The 18th Hole is Different – Magical:
The “greater stream” got to Rose and Bradley on the18th at the BMW. And, it got to everyone paying attention and watching them at that magical moment in golf on September 10, 2018 because the magic does not end with just their play on the 18th. At the moment Bradley’s putt went in to win, two golfers, Rose and Bradley, competing against each other, at the same moment in time, both on the 18th hole, achieved their boyhood dreams. For Bradley, it was winning a PGA golf tournament (his third, but first in six years), and for Rose it was becoming the number one golfer in the world for the first time in his career.

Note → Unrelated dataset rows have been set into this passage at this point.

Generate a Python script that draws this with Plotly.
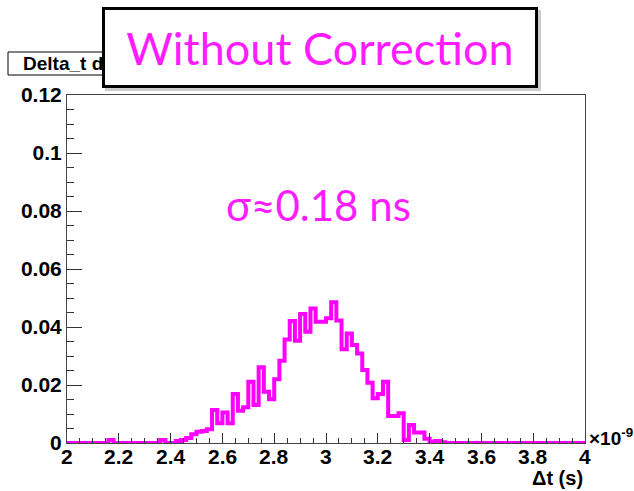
import numpy as np
import plotly.graph_objects as go

# Histogram binning (time difference in units of 1e-9 s)
bin_low = 2.0
bin_high = 4.0
n_bins = 100

# Normalised bin contents, one value per bin
fraction = [
    0, 0, 0, 0, 0, 0, 0, 0, 0.001, 0,
    0, 0, 0, 0, 0, 0, 0, 0, 0.001, 0,
    0, 0.0007, 0.001, 0.0017, 0.003, 0.0039, 0.0041, 0.0047, 0.0114, 0.0068,
    0.0105, 0.0068, 0.0169, 0.0111, 0.0123, 0.0211, 0.0131, 0.0261, 0.0177, 0.0151,
    0.0220, 0.0284, 0.0357, 0.0421, 0.0353, 0.0445, 0.0384, 0.0464, 0.0418, 0.0418,
    0.0430, 0.0485, 0.0422, 0.0323, 0.0378, 0.0338, 0.0309, 0.0252, 0.0208, 0.0154,
    0.0169, 0.0211, 0.0093, 0.0093, 0.0103, 0.001, 0.0062, 0.0036, 0.0036, 0.0015,
    0.0003, 0.0007, 0.0003, 0, 0, 0, 0, 0, 0, 0,
    0, 0, 0, 0, 0, 0, 0, 0, 0, 0,
    0, 0, 0, 0, 0, 0, 0, 0, 0, 0,
]

# Axis tick positions
x_ticks = [2.0, 2.2, 2.4, 2.6, 2.8, 3.0, 3.2, 3.4, 3.6, 3.8, 4.0]
y_ticks = [0, 0.02, 0.04, 0.06, 0.08, 0.1, 0.12]

hist_title = "Delta_t distribution"
overlay_text = "Without Correction"
sigma_text = "σ≈0.18 ns"
x_title = "Δt (s)"
x_exponent = "×10<sup>-9</sup>"

MAGENTA = "#FF00FF"
TEXT_MAGENTA = "#FF1CFF"
BOLD_FONT = "Liberation Sans, Arial, sans-serif"

W, H = 634, 491
ML, MR, MT, MB = 67, 49, 95, 48
PW, PH = W - ML - MR, H - MT - MB


def px(xp):
    return (xp - ML) / PW


def py(yp):
    return (H - MB - yp) / PH


edges = np.linspace(bin_low, bin_high, n_bins + 1)
x_step = list(edges)
y_step = list(fraction) + [fraction[-1]]

fig = go.Figure()
fig.add_trace(go.Scatter(
    x=x_step, y=y_step, mode="lines",
    line=dict(shape="hv", color=MAGENTA, width=4),
    hoverinfo="skip", showlegend=False,
))

tick_font = dict(family=BOLD_FONT, size=21, color="black", weight="bold")

fig.update_xaxes(
    range=[bin_low, bin_high], tickvals=x_ticks, showticklabels=False,
    ticks="inside", ticklen=10, tickwidth=1, tickcolor="#333",
    minor=dict(ticks="inside", ticklen=5, dtick=0.05, tick0=2,
               tickcolor="#333", tickwidth=1),
    showline=True, linecolor="#444", linewidth=1, mirror=True,
    showgrid=False, zeroline=False,
)
fig.update_yaxes(
    range=[0, 0.12], tickvals=y_ticks,
    ticks="inside", ticklen=15, tickwidth=1, tickcolor="#333",
    minor=dict(ticks="inside", ticklen=7, dtick=0.005, tick0=0,
               tickcolor="#333", tickwidth=1),
    showline=True, linecolor="#444", linewidth=1, mirror=True,
    showgrid=False, zeroline=False, tickfont=tick_font,
)

shapes = [
    # histogram title box
    dict(type="rect", xref="paper", yref="paper",
         x0=px(8), x1=px(230), y0=py(75), y1=py(52),
         line=dict(color="black", width=1), fillcolor="white", layer="above"),
    # soft shadow behind the overlay label
    dict(type="rect", xref="paper", yref="paper",
         x0=px(105), x1=px(541), y0=py(91), y1=py(10),
         line=dict(width=0), fillcolor="rgba(0,0,0,0.2)", layer="above"),
]

annotations = []
# x tick labels, placed just under the axis
for v in x_ticks:
    annotations.append(dict(
        text=f"{v:g}", xref="x", yref="paper", x=v, y=py(457),
        xanchor="center", yanchor="middle", showarrow=False,
        font=tick_font,
    ))

annotations += [
    dict(text=hist_title, xref="paper", yref="paper", x=px(21), y=py(63.5),
         xanchor="left", yanchor="middle", showarrow=False,
         font=dict(family=BOLD_FONT, size=19, color="black", weight="bold")),
    dict(text=overlay_text, xref="paper", yref="paper",
         x=px(320), y=py(47.5), xanchor="center", yanchor="middle",
         showarrow=False, width=430, height=75, align="center", valign="middle",
         bgcolor="white", bordercolor="black", borderwidth=3, borderpad=0,
         font=dict(family="Lato, Noto Sans, sans-serif", size=45, color=TEXT_MAGENTA)),
    dict(text=sigma_text, xref="paper", yref="paper", x=px(318), y=py(205),
         xanchor="center", yanchor="middle", showarrow=False,
         font=dict(family="Lato, Noto Sans, sans-serif", size=42, color=TEXT_MAGENTA)),
    dict(text=x_title, xref="paper", yref="paper", x=1, y=py(478),
         xanchor="right", yanchor="middle", showarrow=False,
         font=dict(family=BOLD_FONT, size=20, color="black", weight="bold")),
    dict(text=x_exponent, xref="paper", yref="paper", x=px(587), y=py(437),
         xanchor="left", yanchor="middle", showarrow=False,
         font=dict(family=BOLD_FONT, size=19, color="black", weight="bold")),
]

fig.update_layout(
    width=W, height=H,
    margin=dict(l=ML, r=MR, t=MT, b=MB, pad=0),
    paper_bgcolor="white", plot_bgcolor="white",
    shapes=shapes, annotations=annotations,
    showlegend=False,
)

fig.write_html("out.html")
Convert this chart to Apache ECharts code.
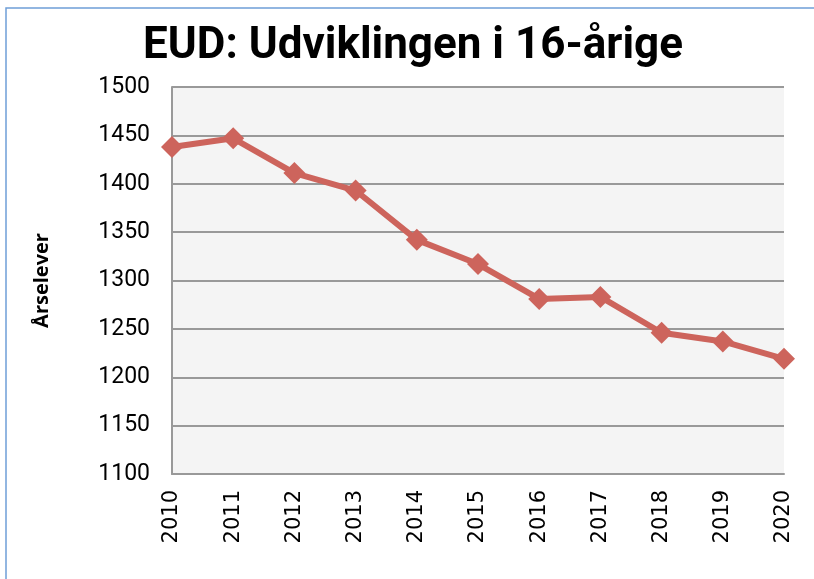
<!DOCTYPE html>
<html>
<head>
<meta charset="utf-8">
<script src="https://cdn.jsdelivr.net/npm/echarts@6/dist/echarts.min.js"></script>
<style>
  html, body { margin: 0; padding: 0; background: #fff; }
  #main { width: 814px; height: 579px; }
</style>
</head>
<body>
<div id="main"></div>
<script>
// data
var years = ['2010', '2011', '2012', '2013', '2014', '2015', '2016', '2017', '2018', '2019', '2020'];
var aarselever = [1438, 1447, 1411, 1393, 1342, 1317, 1281, 1283, 1246, 1237, 1219];
var yTicks = [1100, 1150, 1200, 1250, 1300, 1350, 1400, 1450, 1500];

var chart = echarts.init(document.getElementById('main'));
chart.setOption({
  animation: false,
  backgroundColor: '#fff',
  title: {
    text: 'EUD: Udviklingen i 16-årige',
    left: 408,
    top: 20,
    textAlign: 'center',
    textStyle: { fontFamily: 'Roboto', fontWeight: 'bold', fontSize: 44, color: '#000' }
  },
  graphic: [{
    type: 'rect',
    shape: { x: 6, y: 8, width: 1000, height: 800 },
    style: { fill: 'none', stroke: '#6f9fd8', lineWidth: 1.5 }
  }],
  grid: { left: 172, right: 30, top: 87, bottom: 105, backgroundColor: '#f4f4f4', show: true, borderWidth: 0 },
  xAxis: {
    type: 'category',
    data: years,
    boundaryGap: false,
    axisLine: { lineStyle: { color: '#999', width: 2 } },
    axisTick: { show: false },
    axisLabel: { rotate: 90, fontFamily: 'DejaVu Sans', fontSize: 21, color: '#000', margin: 16 }
  },
  yAxis: {
    type: 'value',
    min: yTicks[0],
    max: yTicks[yTicks.length - 1],
    interval: 50,
    name: 'Årselever',
    nameLocation: 'middle',
    nameGap: 120,
    nameTextStyle: { fontFamily: 'Open Sans', fontWeight: 'bold', fontSize: 20, color: '#000' },
    axisLine: { show: true, lineStyle: { color: '#999', width: 2 } },
    axisTick: { show: false },
    splitLine: { lineStyle: { color: '#999', width: 2 } },
    axisLabel: {
      fontFamily: 'Roboto', fontSize: 23, color: '#000', margin: 22,
      formatter: function (v) { return String(v); }
    }
  },
  series: [{
    type: 'line',
    data: aarselever,
    symbol: 'diamond',
    symbolSize: 22,
    lineStyle: { color: '#cd645c', width: 6 },
    itemStyle: { color: '#cd645c' }
  }]
});
</script>
</body>
</html>
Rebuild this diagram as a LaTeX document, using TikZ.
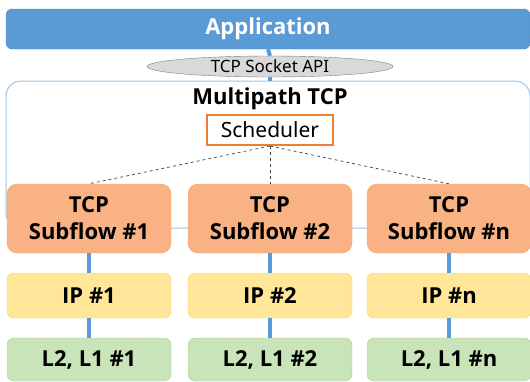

When two golfers, competing against each other, both realize their lifetime dreams on the same hole, in the same tournament, at the same time, who can call this anything but “magic.”
Finally, I have to note that Gibby Gilbert, III, made a 70 foot putt on the 18th hole, the final hole in the qualifying school for the Champions Tour to get his card right on the qualifying number on November 18, 2018, 11/18/18. Lots of magic there.
About the Author
Herb Rubenstein passed the PGA Players Ability Test in August, 2018 at age 65, making a twenty-foot par putt on the 18th hole when he played his first round of the PAT, and then made a fifty-foot birdie putt from the fringe on the 18th hole the second time he played the 18th to shoot 80 -78 – 158, exactly the qualifying number. He is a golf pro with Golf Pro Delivered, www.golfgpd.com, and can be reached at herb@golfgpd.com or 303.910.7961.
He was captain of the Washington and Lee Golf Team in 1974 and serves as Executive Director of the Brooklyn Golf Alliance, www.brooklyngolfalliance.org, a nonprofit that works to bring the joy of the game of golf to inner city minority groups and women who have been under-represented in the game of golf from its inception.
[1] ARONIMINK (Delaware and Montgomery counties). Whritenour thinks that Aronimink sounds like a Southern Unami word, aluwahnek, “the greater stream.” See: http://citeseerx.ist.psu.edu/viewdoc/download;jsessionid=E8A243168B1FF47050824B86FB47C180?doi=10.1.1.691.7096&rep=rep1&type=pdf
[2] The talented golfer, musician, and lawyer, Joel Finkelstein, of the Mid-Atlantic Region, once said, “Golf is exactly like the opera. At every moment there is either victory or tragedy.”